The protagonist and narrator of the novel is a young Polish mathematician, Benedykt Gieros?awski, who is sent from Warsaw to Siberia to make contact with his father, a former dissident who was exiled to Siberia for illicit political activities, and who is believed to have connections with and power over the Ice. During the first third of the novel, Benedykt travels east on the Trans Siberian Railroad, interacts with the other passengers, and experiences the ambiguities of Summer. Finally he arrives at the Siberian city of Irkutsk, frozen into eternal Winter; the remaining two thirds of the novel take place in and around this city.
Benedykt is an unsual character; though he is not insubstantial (if anything, he is way too substatial, locked into a particular perspective which might not be objectively accurate, so that we experience all the problems of dealing with an unreliable narrator), he is skeptical, among other things, of his own existence, or at least substantiality , This is reflected linguistically with in the novel itself: the narrator never says “I” until the last several hundred pages. Instead, he refers to himself impersonally; this seems bound up with overwhelming experiences of shame and inadequacy. Dukaj conveys this linguistically, apparently, through the use of reflexive forms in the Polish language that have no equivalent in English. The translator, Ursula Phillips, works out equivalents in ingenious ways (the novel includes an appendix where Phillips describes how she dealt with multiple translation issues).
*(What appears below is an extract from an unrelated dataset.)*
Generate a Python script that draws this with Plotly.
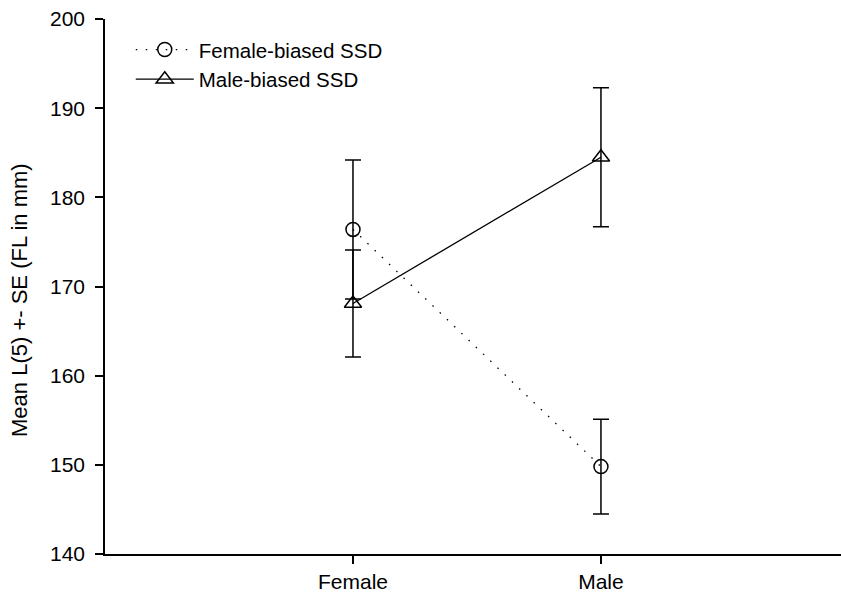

For most of the novel the narrator in English never says “I did” such and such, but instead describes his own actions using a tenseless imperative. e.g. (to give a random example): “fasten the warm sale-collared overcoat, pull on the gloves, step down onto the platform”.
The first-person “I” finally appears in the last section of the novel, when Benedykt has overcome his feelings of inadequacy to the extent of becoming delusional about his own powers and possibilities. (I won’t discuss this in any detail so as not to give away the major narrative developments of the final quarter of the novel).
The translator makes similar choices in order to convey the additional linguistic oddities of the original Polish. Dukaj self-consciously adopts the form of the 19th-century Russian novel, which is the reason for its longueurs and its somewhat archaic diction: again, all this is conveyed indirectly by the linguistic choices of the translator, and explained in the appendix; even before reading this explanation, howver, I still felt the slight but discomfiting strangeness of the writing, a sort of deliberate stiltedness that is nonetheless compelling.
I will not try to discuss the themes and metaphysical implications of the novel, because just after a first read I am still puzzling over them. I will just say that truth and power alike are continually under contention as the novel moves between its two poles: the oppressive absoluteness of Winter and the equally oppressive ambiguity of Summer. I will be thinking about this novel for a very long time; though due to its length I will not endeavor to reread it any time soon. Long novels tend to either repel me (if I do not find them interesting enough to occupy me for the time it takes to read them) or to obsess me, due to the way they expand into complete worlds of their own; ICE definitely falls for me into the latter category.